Unfortunately for the Knicks, Carmelo Anthony isn't the issue
The Knicks' 100-67 to the Miami Heat on Saturday was less a basketball game than a collection of the worst-case scenarios for every single member of the Knicks, stuffed into several hours of national television time.
Really, take your pick: Carmelo Anthony's 3-for-15 shooting? The complete disappearance of Amar'e Stoudemire? A flu-ridden and completely ineffective Tyson Chandler, with zero points and seven turnovers?
And that's just the starting frontline.
The really frightening part about Game 1 and its aftermath isn't how lopsided the score was. After all, it's still only one game, giving Miami 1-0 lead in a best-of-seven series after holding serve at home.
The Knicks' real problem is figuring out how to put together a team capable of playing the Heat tougher in Monday night's Game 2, and in Game 3 in New York.
It's possible Carmelo Anthony's 3-for-15 was simply an inexplicable bad game. Yes, LeBron James played effective defense against him, but Anthony managed to get plenty of good shots that simply didn't fall. It was similar to his Game 1 against the Celtics in last year's playoffs, when he shot 5-for-18. He followed that with a 42 point performance in Game 2.
It's also possible that the Knicks can make adjustments that will enable them to find Amar'e Stoudemire. It wasn't that Stoudemire performed poorly with the ball in Game 1; it was that Stoudemire barely saw the ball, period, after a couple of early baskets.
The problem is everyone else.
Chandler, for example, is ill. He was strapped to an IV after Game 1, and coach Mike Woodson said it would be "a miracle" if he could play in Game 2. As has been shown time and again, New York's defense is reliant upon Chandler. Yet if making an effort to play Monday would compromise Chandler for Thursday, the team may well assign him to stay home and drink lots of fluids.
A lot of the defensive capability that didn't come from Chandler was represented by the perimeter defending of Iman Shumpert. But Shumpert won't play in this series, or for another 6-8 months, after suffering a season-ending knee injury on Saturday. Without Shumpert, the job of defending Dwayne Wade should fall to J.R. Smith. Fortunately for the Knicks, Smith was the one player who performed essentially as he had all season on Saturday. For a guy with the reputation for being inconsistent, it is kind of awe-inspiring to see how impervious he is to game, situation or shot clock when he makes decisions. His defense is solid, though he's no Iman Shumpert.
As for a replacement for Chandler, the Knicks do employ a strong defensive backup in Jared Jeffries. He's hurt, too. He played only eight minutes on Saturday, and his knee injury, which kept him out of the final five games of the season while limiting him for weeks before that, is causing him a great deal of pain. The chances he can give New York much more than those eight minutes are quite small.

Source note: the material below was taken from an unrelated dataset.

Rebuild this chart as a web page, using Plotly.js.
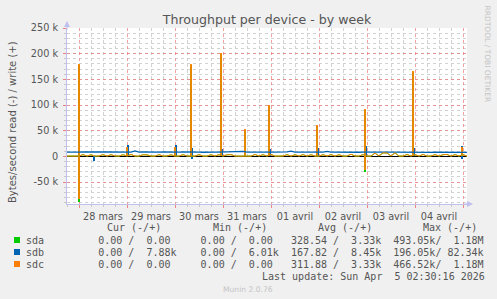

Then there's Baron Davis, the team's only viable point guard, who carried New York in a spirited first quarter Saturday ... then collided with Wade and saw his back injury, one that kept him out of action for nearly a year, act up again. Davis is a game-time decision for Game 2.
Jeremy Lin played one-on-one against an assistant coach on Saturday, raising hopes that he could return in time to take part in the Heat series. But soreness in his knee, which was operated on early this month and has kept him out of action ever since, means that he's unlikely to come back before Game 4.
So, to recap: The Knicks will be playing the Heat Monday night, even if Stoudemire and Anthony return to form, without a real center, point guard, interior defense or perimeter stopper.
As Woodson noted yesterday, that's just how it goes sometimes: "You take the hand that’s dealt you and you play it,” he said.
Knicks fans will have to hope that by Thursday, his hand will include a Chandler who is over his illness and a Davis whose back has stopped refusing to cooperate. Then maybe he and the Knicks will be in a position to make the Heat break a sweat.